Many companies in Thailand whose financial years end on 31 December will now be heading into “AGM season”. During this period, they must prepare financial statements, have them audited, then hold an annual general meeting (“AGM“) for the shareholders to consider and approve the financial statements.

For administrative convenience, companies whose directors and shareholders are located in various countries usually prefer to hold electronic meetings in order to help directors and shareholders avoid the burden of travelling to Thailand for in-person meetings. Thus, such companies face the issue of whether or not electronic meetings are legally acceptable under Thai law.

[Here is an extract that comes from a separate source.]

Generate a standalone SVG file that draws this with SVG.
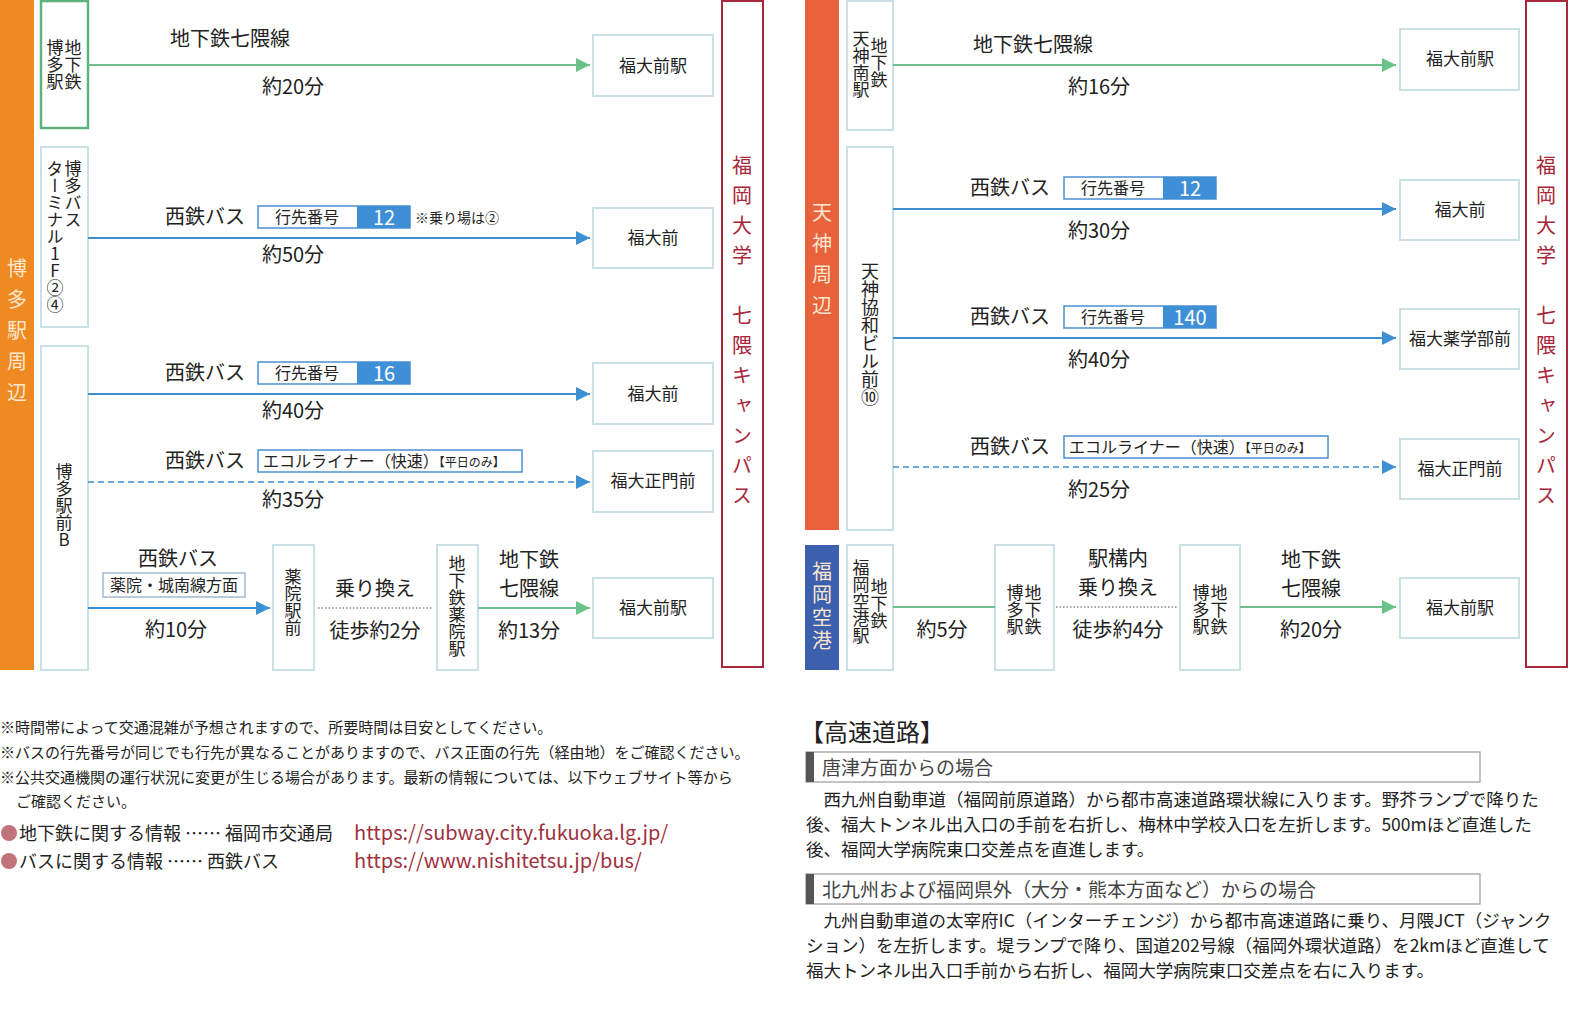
<svg xmlns="http://www.w3.org/2000/svg" width="1576" height="1024" viewBox="0 0 1576 1024">
<style>
text{font-family:"Noto Sans CJK JP","Noto Sans",sans-serif;fill:#222}
.v{writing-mode:vertical-rl;text-orientation:upright;font-size:17px}
.node{fill:#fff;stroke:#c9e1e4;stroke-width:2}
.gnode{fill:#fff;stroke:#5cb47c;stroke-width:2.5}
.dest{fill:#fff;stroke:#c9e1e4;stroke-width:2}
.lbl{font-size:20px;text-anchor:middle}
.dl{font-size:17px;text-anchor:middle}
.g{stroke:#6cc08a;stroke-width:2;fill:none}
.b{stroke:#3c8fd3;stroke-width:2;fill:none}
.bd{stroke:#3c8fd3;stroke-width:1.5;stroke-dasharray:6 4;fill:none}
.dot{stroke:#888;stroke-width:1.5;stroke-dasharray:1.5 2;fill:none}
.tag{fill:#fff;stroke:#4a90d0;stroke-width:1.5}
.num{fill:#3f8fd6}
.area{writing-mode:vertical-rl;text-orientation:upright;font-size:20px;fill:#fde7d0;letter-spacing:11px}
.camp{writing-mode:vertical-rl;text-orientation:upright;font-size:20px;fill:#a8273a;letter-spacing:10px}
.note{font-size:15px}
.para{font-size:17.5px}
</style>
<defs>
<marker id="ag" viewBox="0 0 10 10" refX="10" refY="5" markerWidth="18" markerHeight="14" markerUnits="userSpaceOnUse" orient="auto"><path d="M0,0L10,5L0,10z" fill="#6cc08a"/></marker>
<marker id="ab" viewBox="0 0 10 10" refX="10" refY="5" markerWidth="18" markerHeight="14" markerUnits="userSpaceOnUse" orient="auto"><path d="M0,0L10,5L0,10z" fill="#3c8fd3"/></marker>
</defs>

<!-- LEFT -->
<g id="hakata-area"><rect x="0" y="0" width="34" height="670" fill="#ef8a22"/><text class="area" x="17" y="258">博多駅周辺</text></g>
<g id="n-hakata-subway"><rect class="gnode" x="41" y="1" width="47" height="127"/><text class="v" x="73" y="39">地下鉄</text><text class="v" x="55" y="39">博多駅</text></g>
<g id="n-hakata-bt"><rect class="node" x="41" y="147" width="47" height="180"/><text class="v" x="73" y="160">博多バス</text><text class="v" x="55" y="160">ターミナル1F②④</text></g>
<g id="n-hakata-b"><rect class="node" x="41" y="346" width="47" height="324"/><text class="v" x="64" y="463">博多駅前B</text></g>
<g id="n-yakuin"><rect class="node" x="273" y="545" width="41" height="125"/><text class="v" x="293" y="568">薬院駅前</text></g>
<g id="n-yakuin-sub"><rect class="node" x="437" y="545" width="41" height="125"/><text class="v" x="457" y="555">地下鉄薬院駅</text></g>
<g id="d1"><rect class="dest" x="593" y="35" width="120" height="61"/><text class="dl" x="653" y="72">福大前駅</text></g>
<g id="d2"><rect class="dest" x="593" y="208" width="120" height="60"/><text class="dl" x="653" y="244">福大前</text></g>
<g id="d3"><rect class="dest" x="593" y="363" width="120" height="61"/><text class="dl" x="653" y="400">福大前</text></g>
<g id="d4"><rect class="dest" x="593" y="451" width="120" height="61"/><text class="dl" x="653" y="487">福大正門前</text></g>
<g id="d5"><rect class="dest" x="593" y="578" width="120" height="60"/><text class="dl" x="653" y="614">福大前駅</text></g>
<g id="campus-l"><rect x="722" y="1" width="41" height="666" fill="#fff" stroke="#a8273a" stroke-width="2"/><text class="camp" x="742" y="155">福岡大学　七隈キャンパス</text></g>

<!-- RIGHT -->
<g id="tenjin-area"><rect x="805" y="0" width="34" height="530" fill="#e8623b"/><text class="area" x="822" y="202">天神周辺</text></g>
<g id="airport-area"><rect x="805" y="545" width="34" height="125" fill="#3c5fae"/><text class="area" x="822" y="561" style="letter-spacing:3px">福岡空港</text></g>
<g id="n-tenjin-sub"><rect class="node" x="847" y="1" width="46" height="129"/><text class="v" x="879" y="37">地下鉄</text><text class="v" x="861" y="30">天神南駅</text></g>
<g id="n-tenjin-kyowa"><rect class="node" x="847" y="147" width="46" height="383"/><text class="v" x="870" y="262" style="font-size:18px">天神協和ビル前⑩</text></g>
<g id="n-airport"><rect class="node" x="847" y="545" width="46" height="125"/><text class="v" x="879" y="578">地下鉄</text><text class="v" x="861" y="559">福岡空港駅</text></g>
<g id="n-hakata1"><rect class="node" x="995" y="545" width="59" height="125"/><text class="v" x="1033" y="584">地下鉄</text><text class="v" x="1015" y="584">博多駅</text></g>
<g id="n-hakata2"><rect class="node" x="1180" y="545" width="60" height="125"/><text class="v" x="1219" y="584">地下鉄</text><text class="v" x="1201" y="584">博多駅</text></g>
<g id="rd1"><rect class="dest" x="1400" y="29" width="119" height="61"/><text class="dl" x="1460" y="65">福大前駅</text></g>
<g id="rd2"><rect class="dest" x="1400" y="180" width="119" height="60"/><text class="dl" x="1460" y="216">福大前</text></g>
<g id="rd3"><rect class="dest" x="1400" y="309" width="119" height="60"/><text class="dl" x="1460" y="345">福大薬学部前</text></g>
<g id="rd4"><rect class="dest" x="1400" y="439" width="119" height="60"/><text class="dl" x="1460" y="475">福大正門前</text></g>
<g id="rd5"><rect class="dest" x="1400" y="578" width="119" height="60"/><text class="dl" x="1460" y="614">福大前駅</text></g>
<g id="campus-r"><rect x="1526" y="1" width="41" height="666" fill="#fff" stroke="#a8273a" stroke-width="2"/><text class="camp" x="1546" y="155">福岡大学　七隈キャンパス</text></g>

<g id="connectors">
<path class="g" d="M88,65H590" marker-end="url(#ag)"/>
<path class="b" d="M88,238H590" marker-end="url(#ab)"/>
<path class="b" d="M88,394H590" marker-end="url(#ab)"/>
<path class="bd" d="M88,482H590" marker-end="url(#ab)"/>
<path class="b" d="M88,608H270" marker-end="url(#ab)"/>
<path class="dot" d="M318,608H432"/>
<path class="g" d="M478,608H590" marker-end="url(#ag)"/>
<path class="g" d="M893,65H1396" marker-end="url(#ag)"/>
<path class="b" d="M893,209H1396" marker-end="url(#ab)"/>
<path class="b" d="M893,338H1396" marker-end="url(#ab)"/>
<path class="bd" d="M893,467H1396" marker-end="url(#ab)"/>
<path class="g" d="M893,607H995"/>
<path class="dot" d="M1056,607H1178"/>
<path class="g" d="M1240,607H1396" marker-end="url(#ag)"/>
</g>

<g id="labels">
<text class="lbl" x="230" y="46">地下鉄七隈線</text><text class="lbl" x="293" y="94">約20分</text>
<text class="lbl" x="205" y="224">西鉄バス</text>
<rect class="tag" x="258" y="206" width="152" height="22"/><rect class="num" x="357" y="206" width="53" height="22"/>
<text x="307" y="223" style="font-size:16px;text-anchor:middle">行先番号</text><text x="384" y="225" style="font-size:20px;fill:#fff;text-anchor:middle">12</text>
<text x="415" y="223" style="font-size:14px">※乗り場は②</text>
<text class="lbl" x="293" y="262">約50分</text>
<text class="lbl" x="205" y="380">西鉄バス</text>
<rect class="tag" x="258" y="362" width="152" height="22"/><rect class="num" x="357" y="362" width="53" height="22"/>
<text x="307" y="379" style="font-size:16px;text-anchor:middle">行先番号</text><text x="384" y="381" style="font-size:20px;fill:#fff;text-anchor:middle">16</text>
<text class="lbl" x="293" y="418">約40分</text>
<text class="lbl" x="205" y="468">西鉄バス</text>
<rect class="tag" x="258" y="450" width="264" height="22"/>
<text x="263" y="467" style="font-size:16px">エコルライナー（快速）<tspan style="font-size:12px">【平日のみ】</tspan></text>
<text class="lbl" x="293" y="507">約35分</text>
<text class="lbl" x="178" y="566">西鉄バス</text>
<rect x="103" y="573" width="142" height="24" fill="#fff" stroke="#8aa8c0" stroke-width="1.2"/>
<text x="174" y="591" style="font-size:16px;text-anchor:middle">薬院・城南線方面</text>
<text class="lbl" x="176" y="637">約10分</text>
<text class="lbl" x="375" y="596">乗り換え</text><text class="lbl" x="375" y="638">徒歩約2分</text>
<text class="lbl" x="529" y="567">地下鉄</text><text class="lbl" x="529" y="596">七隈線</text><text class="lbl" x="529" y="638">約13分</text>

<text class="lbl" x="1033" y="52">地下鉄七隈線</text><text class="lbl" x="1099" y="94">約16分</text>
<text class="lbl" x="1010" y="195">西鉄バス</text>
<rect class="tag" x="1064" y="177" width="152" height="22"/><rect class="num" x="1163" y="177" width="53" height="22"/>
<text x="1113" y="194" style="font-size:16px;text-anchor:middle">行先番号</text><text x="1190" y="196" style="font-size:20px;fill:#fff;text-anchor:middle">12</text>
<text class="lbl" x="1099" y="238">約30分</text>
<text class="lbl" x="1010" y="324">西鉄バス</text>
<rect class="tag" x="1064" y="306" width="152" height="22"/><rect class="num" x="1163" y="306" width="53" height="22"/>
<text x="1113" y="323" style="font-size:16px;text-anchor:middle">行先番号</text><text x="1190" y="325" style="font-size:20px;fill:#fff;text-anchor:middle">140</text>
<text class="lbl" x="1099" y="367">約40分</text>
<text class="lbl" x="1010" y="454">西鉄バス</text>
<rect class="tag" x="1064" y="436" width="264" height="22"/>
<text x="1069" y="453" style="font-size:16px">エコルライナー（快速）<tspan style="font-size:12px">【平日のみ】</tspan></text>
<text class="lbl" x="1099" y="497">約25分</text>
<text class="lbl" x="942" y="637">約5分</text>
<text class="lbl" x="1118" y="566">駅構内</text><text class="lbl" x="1118" y="595">乗り換え</text><text class="lbl" x="1118" y="637">徒歩約4分</text>
<text class="lbl" x="1311" y="567">地下鉄</text><text class="lbl" x="1311" y="596">七隈線</text><text class="lbl" x="1311" y="637">約20分</text>
</g>

<g id="notes">
<text class="note" x="0" y="733">※時間帯によって交通混雑が予想されますので、所要時間は目安としてください。</text>
<text class="note" x="0" y="758">※バスの行先番号が同じでも行先が異なることがありますので、バス正面の行先（経由地）をご確認ください。</text>
<text class="note" x="0" y="783">※公共交通機関の運行状況に変更が生じる場合があります。最新の情報については、以下ウェブサイト等から</text>
<text class="note" x="16" y="807">ご確認ください。</text>
<circle cx="9" cy="833" r="8" fill="#c0737a"/><circle cx="9" cy="861" r="8" fill="#c0737a"/>
<text x="19" y="840" style="font-size:18px">地下鉄に関する情報 …… 福岡市交通局</text>
<text x="19" y="868" style="font-size:18px">バスに関する情報 …… 西鉄バス</text>
<text x="354" y="840" style="font-size:20px;fill:#a0303d">https://subway.city.fukuoka.lg.jp/</text>
<text x="354" y="868" style="font-size:20px;fill:#a0303d">https://www.nishitetsu.jp/bus/</text>
</g>
<g id="highway">
<text x="800" y="741" style="font-size:24px">【高速道路】</text>
<rect x="806" y="752" width="674" height="30" fill="#fff" stroke="#999" stroke-width="1.2"/><rect x="806" y="752" width="8" height="30" fill="#555"/>
<text x="822" y="775" style="font-size:19px;fill:#444">唐津方面からの場合</text>
<text class="para" x="806" y="806">　西九州自動車道（福岡前原道路）から都市高速道路環状線に入ります。野芥ランプで降りた</text>
<text class="para" x="806" y="831">後、福大トンネル出入口の手前を右折し、梅林中学校入口を左折します。500mほど直進した</text>
<text class="para" x="806" y="856">後、福岡大学病院東口交差点を直進します。</text>
<rect x="806" y="874" width="674" height="30" fill="#fff" stroke="#999" stroke-width="1.2"/><rect x="806" y="874" width="8" height="30" fill="#555"/>
<text x="822" y="897" style="font-size:19px;fill:#444">北九州および福岡県外（大分・熊本方面など）からの場合</text>
<text class="para" x="806" y="927">　九州自動車道の太宰府IC（インターチェンジ）から都市高速道路に乗り、月隈JCT（ジャンク</text>
<text class="para" x="806" y="952">ション）を左折します。堤ランプで降り、国道202号線（福岡外環状道路）を2kmほど直進して</text>
<text class="para" x="806" y="977">福大トンネル出入口手前から右折し、福岡大学病院東口交差点を右に入ります。</text>
</g>
</svg>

Electronic meetings of board of directors and shareholders are, to some certain extent, acceptable under Thai law, provided the meetings fulfil the regulations of the Ministry of Commerce (“MOC“).

Nevertheless, given that one requirement is that all attendees (either attending in person or via electronic means) must be in Thailand, it is likely that the MOC’s regulations may not be fully beneficial to companies whose directors or shareholders are based outside Thailand. To date, there is no new notification issued to resolve this gap.

However, given the spread of the COVID-19, the MOC has issued a mitigating measure, allowing companies that cannot hold meetings within the deadline prescribed by the law due to the COVID-19 pandemic, to submit a clarification letter to the MOC after holding the meetings. Although the MOC’s wording is not explicit, the companies that cannot approve the financial statements within the deadline because of the pandemic should not be subject to the late filing fines.